— Begin RECORDED DATA —

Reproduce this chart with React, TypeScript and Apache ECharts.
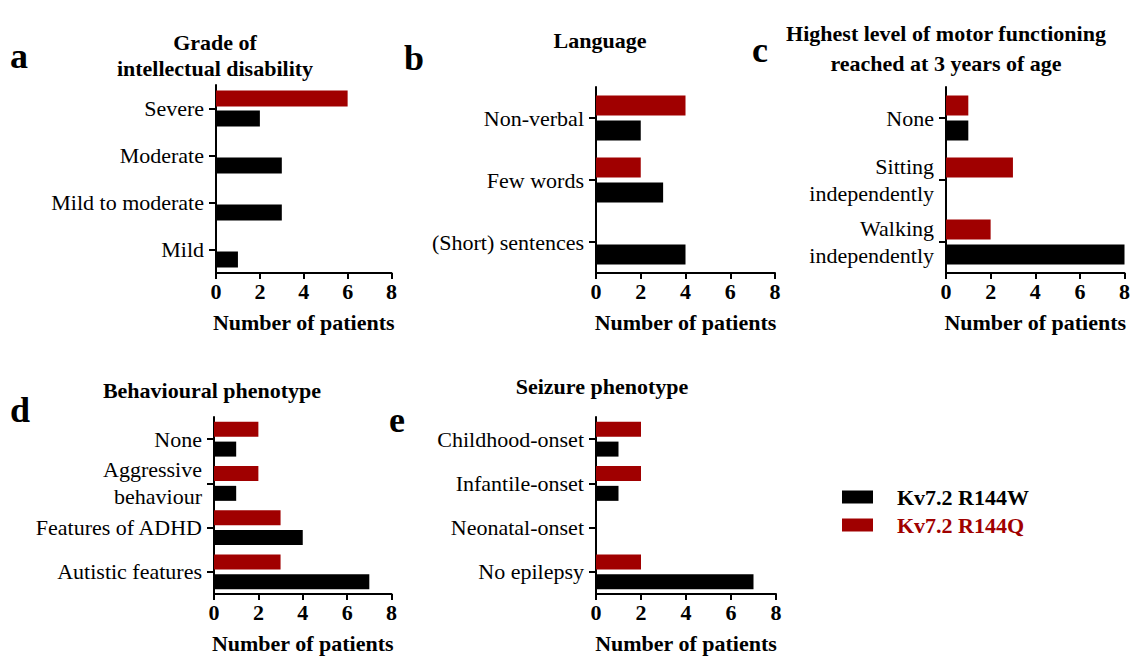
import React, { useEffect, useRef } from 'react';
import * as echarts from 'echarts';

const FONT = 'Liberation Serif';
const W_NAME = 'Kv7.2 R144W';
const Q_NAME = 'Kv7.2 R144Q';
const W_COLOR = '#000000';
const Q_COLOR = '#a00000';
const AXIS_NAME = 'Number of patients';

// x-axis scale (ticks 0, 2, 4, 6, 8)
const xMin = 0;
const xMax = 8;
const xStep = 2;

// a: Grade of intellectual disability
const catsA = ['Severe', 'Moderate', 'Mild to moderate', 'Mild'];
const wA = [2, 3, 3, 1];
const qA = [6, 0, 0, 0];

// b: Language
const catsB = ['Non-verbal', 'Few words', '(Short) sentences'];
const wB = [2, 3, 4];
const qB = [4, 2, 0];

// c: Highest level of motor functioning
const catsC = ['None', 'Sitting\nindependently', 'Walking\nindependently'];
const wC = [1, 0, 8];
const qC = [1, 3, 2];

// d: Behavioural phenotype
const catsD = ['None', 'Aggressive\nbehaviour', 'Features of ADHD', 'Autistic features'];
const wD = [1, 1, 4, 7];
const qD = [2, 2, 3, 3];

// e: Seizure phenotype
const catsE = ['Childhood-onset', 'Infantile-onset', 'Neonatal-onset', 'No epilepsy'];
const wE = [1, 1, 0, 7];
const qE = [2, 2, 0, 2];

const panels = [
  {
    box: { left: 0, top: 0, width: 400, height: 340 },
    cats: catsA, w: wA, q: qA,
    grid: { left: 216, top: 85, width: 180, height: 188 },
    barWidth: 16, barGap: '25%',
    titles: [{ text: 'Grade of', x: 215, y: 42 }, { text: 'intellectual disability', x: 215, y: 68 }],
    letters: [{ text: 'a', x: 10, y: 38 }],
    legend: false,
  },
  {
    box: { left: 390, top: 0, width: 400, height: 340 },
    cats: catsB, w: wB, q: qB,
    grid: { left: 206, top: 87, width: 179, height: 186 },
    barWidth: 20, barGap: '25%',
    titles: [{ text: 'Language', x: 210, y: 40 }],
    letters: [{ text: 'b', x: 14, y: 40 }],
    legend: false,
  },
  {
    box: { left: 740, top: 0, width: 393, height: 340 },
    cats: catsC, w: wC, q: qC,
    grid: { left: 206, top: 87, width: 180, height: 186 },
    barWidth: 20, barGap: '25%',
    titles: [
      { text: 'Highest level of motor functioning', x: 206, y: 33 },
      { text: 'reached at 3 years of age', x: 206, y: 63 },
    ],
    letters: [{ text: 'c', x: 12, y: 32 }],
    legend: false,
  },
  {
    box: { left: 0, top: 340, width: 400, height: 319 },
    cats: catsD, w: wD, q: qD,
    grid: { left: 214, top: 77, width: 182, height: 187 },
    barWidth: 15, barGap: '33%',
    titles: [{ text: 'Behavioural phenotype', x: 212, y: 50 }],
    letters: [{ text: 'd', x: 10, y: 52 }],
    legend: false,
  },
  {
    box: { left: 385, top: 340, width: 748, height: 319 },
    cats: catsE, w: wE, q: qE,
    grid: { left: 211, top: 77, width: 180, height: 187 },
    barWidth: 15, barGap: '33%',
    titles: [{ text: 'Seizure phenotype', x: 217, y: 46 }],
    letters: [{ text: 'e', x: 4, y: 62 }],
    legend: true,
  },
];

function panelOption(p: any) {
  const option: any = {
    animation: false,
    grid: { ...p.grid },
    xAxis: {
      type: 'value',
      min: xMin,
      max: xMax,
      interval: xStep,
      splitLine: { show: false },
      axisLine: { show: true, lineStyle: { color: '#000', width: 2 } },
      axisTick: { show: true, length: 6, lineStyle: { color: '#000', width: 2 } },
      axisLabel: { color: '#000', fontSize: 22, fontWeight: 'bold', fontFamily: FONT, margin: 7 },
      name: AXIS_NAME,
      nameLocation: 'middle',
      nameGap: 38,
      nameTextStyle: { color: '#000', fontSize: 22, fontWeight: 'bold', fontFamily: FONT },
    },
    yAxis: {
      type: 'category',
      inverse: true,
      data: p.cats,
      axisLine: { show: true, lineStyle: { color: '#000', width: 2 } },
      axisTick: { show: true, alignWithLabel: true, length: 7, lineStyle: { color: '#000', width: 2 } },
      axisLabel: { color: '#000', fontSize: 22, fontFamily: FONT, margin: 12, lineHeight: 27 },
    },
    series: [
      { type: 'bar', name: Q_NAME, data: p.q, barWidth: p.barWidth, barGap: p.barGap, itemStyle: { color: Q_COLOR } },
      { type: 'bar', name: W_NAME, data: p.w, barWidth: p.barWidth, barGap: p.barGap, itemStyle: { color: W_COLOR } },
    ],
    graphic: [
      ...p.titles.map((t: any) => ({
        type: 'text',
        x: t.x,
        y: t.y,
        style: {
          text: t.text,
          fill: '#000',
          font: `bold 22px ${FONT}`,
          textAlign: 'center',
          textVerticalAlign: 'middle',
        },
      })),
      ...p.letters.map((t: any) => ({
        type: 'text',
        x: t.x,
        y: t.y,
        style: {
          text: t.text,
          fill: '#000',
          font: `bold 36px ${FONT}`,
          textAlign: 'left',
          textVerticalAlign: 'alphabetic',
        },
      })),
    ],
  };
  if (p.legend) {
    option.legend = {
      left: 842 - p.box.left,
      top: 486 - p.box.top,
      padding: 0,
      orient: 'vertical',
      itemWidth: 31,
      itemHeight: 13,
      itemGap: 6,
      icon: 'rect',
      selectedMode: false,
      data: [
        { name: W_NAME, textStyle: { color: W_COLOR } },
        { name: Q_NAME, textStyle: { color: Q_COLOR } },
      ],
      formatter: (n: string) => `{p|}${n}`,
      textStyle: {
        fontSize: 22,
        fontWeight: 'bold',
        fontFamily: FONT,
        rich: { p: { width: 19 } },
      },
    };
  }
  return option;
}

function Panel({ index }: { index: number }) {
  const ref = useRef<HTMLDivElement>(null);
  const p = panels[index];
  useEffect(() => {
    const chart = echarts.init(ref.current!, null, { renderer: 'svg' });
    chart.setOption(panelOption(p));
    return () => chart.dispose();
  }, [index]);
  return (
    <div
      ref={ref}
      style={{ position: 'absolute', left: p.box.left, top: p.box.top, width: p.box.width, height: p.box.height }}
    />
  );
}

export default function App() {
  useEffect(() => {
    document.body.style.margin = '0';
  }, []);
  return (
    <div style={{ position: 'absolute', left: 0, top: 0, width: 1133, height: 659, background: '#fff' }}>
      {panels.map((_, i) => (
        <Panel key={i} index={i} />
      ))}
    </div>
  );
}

— End RECORDED DATA —

YOUR GOAL: Reproduce the material above in full, exactly, with no images.

CORRECT OUTPUT:
Reproduce this chart with React, TypeScript and Apache ECharts.
import React, { useEffect, useRef } from 'react';
import * as echarts from 'echarts';

const FONT = 'Liberation Serif';
const W_NAME = 'Kv7.2 R144W';
const Q_NAME = 'Kv7.2 R144Q';
const W_COLOR = '#000000';
const Q_COLOR = '#a00000';
const AXIS_NAME = 'Number of patients';

// x-axis scale (ticks 0, 2, 4, 6, 8)
const xMin = 0;
const xMax = 8;
const xStep = 2;

// a: Grade of intellectual disability
const catsA = ['Severe', 'Moderate', 'Mild to moderate', 'Mild'];
const wA = [2, 3, 3, 1];
const qA = [6, 0, 0, 0];

// b: Language
const catsB = ['Non-verbal', 'Few words', '(Short) sentences'];
const wB = [2, 3, 4];
const qB = [4, 2, 0];

// c: Highest level of motor functioning
const catsC = ['None', 'Sitting\nindependently', 'Walking\nindependently'];
const wC = [1, 0, 8];
const qC = [1, 3, 2];

// d: Behavioural phenotype
const catsD = ['None', 'Aggressive\nbehaviour', 'Features of ADHD', 'Autistic features'];
const wD = [1, 1, 4, 7];
const qD = [2, 2, 3, 3];

// e: Seizure phenotype
const catsE = ['Childhood-onset', 'Infantile-onset', 'Neonatal-onset', 'No epilepsy'];
const wE = [1, 1, 0, 7];
const qE = [2, 2, 0, 2];

const panels = [
  {
    box: { left: 0, top: 0, width: 400, height: 340 },
    cats: catsA, w: wA, q: qA,
    grid: { left: 216, top: 85, width: 180, height: 188 },
    barWidth: 16, barGap: '25%',
    titles: [{ text: 'Grade of', x: 215, y: 42 }, { text: 'intellectual disability', x: 215, y: 68 }],
    letters: [{ text: 'a', x: 10, y: 38 }],
    legend: false,
  },
  {
    box: { left: 390, top: 0, width: 400, height: 340 },
    cats: catsB, w: wB, q: qB,
    grid: { left: 206, top: 87, width: 179, height: 186 },
    barWidth: 20, barGap: '25%',
    titles: [{ text: 'Language', x: 210, y: 40 }],
    letters: [{ text: 'b', x: 14, y: 40 }],
    legend: false,
  },
  {
    box: { left: 740, top: 0, width: 393, height: 340 },
    cats: catsC, w: wC, q: qC,
    grid: { left: 206, top: 87, width: 180, height: 186 },
    barWidth: 20, barGap: '25%',
    titles: [
      { text: 'Highest level of motor functioning', x: 206, y: 33 },
      { text: 'reached at 3 years of age', x: 206, y: 63 },
    ],
    letters: [{ text: 'c', x: 12, y: 32 }],
    legend: false,
  },
  {
    box: { left: 0, top: 340, width: 400, height: 319 },
    cats: catsD, w: wD, q: qD,
    grid: { left: 214, top: 77, width: 182, height: 187 },
    barWidth: 15, barGap: '33%',
    titles: [{ text: 'Behavioural phenotype', x: 212, y: 50 }],
    letters: [{ text: 'd', x: 10, y: 52 }],
    legend: false,
  },
  {
    box: { left: 385, top: 340, width: 748, height: 319 },
    cats: catsE, w: wE, q: qE,
    grid: { left: 211, top: 77, width: 180, height: 187 },
    barWidth: 15, barGap: '33%',
    titles: [{ text: 'Seizure phenotype', x: 217, y: 46 }],
    letters: [{ text: 'e', x: 4, y: 62 }],
    legend: true,
  },
];

function panelOption(p: any) {
  const option: any = {
    animation: false,
    grid: { ...p.grid },
    xAxis: {
      type: 'value',
      min: xMin,
      max: xMax,
      interval: xStep,
      splitLine: { show: false },
      axisLine: { show: true, lineStyle: { color: '#000', width: 2 } },
      axisTick: { show: true, length: 6, lineStyle: { color: '#000', width: 2 } },
      axisLabel: { color: '#000', fontSize: 22, fontWeight: 'bold', fontFamily: FONT, margin: 7 },
      name: AXIS_NAME,
      nameLocation: 'middle',
      nameGap: 38,
      nameTextStyle: { color: '#000', fontSize: 22, fontWeight: 'bold', fontFamily: FONT },
    },
    yAxis: {
      type: 'category',
      inverse: true,
      data: p.cats,
      axisLine: { show: true, lineStyle: { color: '#000', width: 2 } },
      axisTick: { show: true, alignWithLabel: true, length: 7, lineStyle: { color: '#000', width: 2 } },
      axisLabel: { color: '#000', fontSize: 22, fontFamily: FONT, margin: 12, lineHeight: 27 },
    },
    series: [
      { type: 'bar', name: Q_NAME, data: p.q, barWidth: p.barWidth, barGap: p.barGap, itemStyle: { color: Q_COLOR } },
      { type: 'bar', name: W_NAME, data: p.w, barWidth: p.barWidth, barGap: p.barGap, itemStyle: { color: W_COLOR } },
    ],
    graphic: [
      ...p.titles.map((t: any) => ({
        type: 'text',
        x: t.x,
        y: t.y,
        style: {
          text: t.text,
          fill: '#000',
          font: `bold 22px ${FONT}`,
          textAlign: 'center',
          textVerticalAlign: 'middle',
        },
      })),
      ...p.letters.map((t: any) => ({
        type: 'text',
        x: t.x,
        y: t.y,
        style: {
          text: t.text,
          fill: '#000',
          font: `bold 36px ${FONT}`,
          textAlign: 'left',
          textVerticalAlign: 'alphabetic',
        },
      })),
    ],
  };
  if (p.legend) {
    option.legend = {
      left: 842 - p.box.left,
      top: 486 - p.box.top,
      padding: 0,
      orient: 'vertical',
      itemWidth: 31,
      itemHeight: 13,
      itemGap: 6,
      icon: 'rect',
      selectedMode: false,
      data: [
        { name: W_NAME, textStyle: { color: W_COLOR } },
        { name: Q_NAME, textStyle: { color: Q_COLOR } },
      ],
      formatter: (n: string) => `{p|}${n}`,
      textStyle: {
        fontSize: 22,
        fontWeight: 'bold',
        fontFamily: FONT,
        rich: { p: { width: 19 } },
      },
    };
  }
  return option;
}

function Panel({ index }: { index: number }) {
  const ref = useRef<HTMLDivElement>(null);
  const p = panels[index];
  useEffect(() => {
    const chart = echarts.init(ref.current!, null, { renderer: 'svg' });
    chart.setOption(panelOption(p));
    return () => chart.dispose();
  }, [index]);
  return (
    <div
      ref={ref}
      style={{ position: 'absolute', left: p.box.left, top: p.box.top, width: p.box.width, height: p.box.height }}
    />
  );
}

export default function App() {
  useEffect(() => {
    document.body.style.margin = '0';
  }, []);
  return (
    <div style={{ position: 'absolute', left: 0, top: 0, width: 1133, height: 659, background: '#fff' }}>
      {panels.map((_, i) => (
        <Panel key={i} index={i} />
      ))}
    </div>
  );
}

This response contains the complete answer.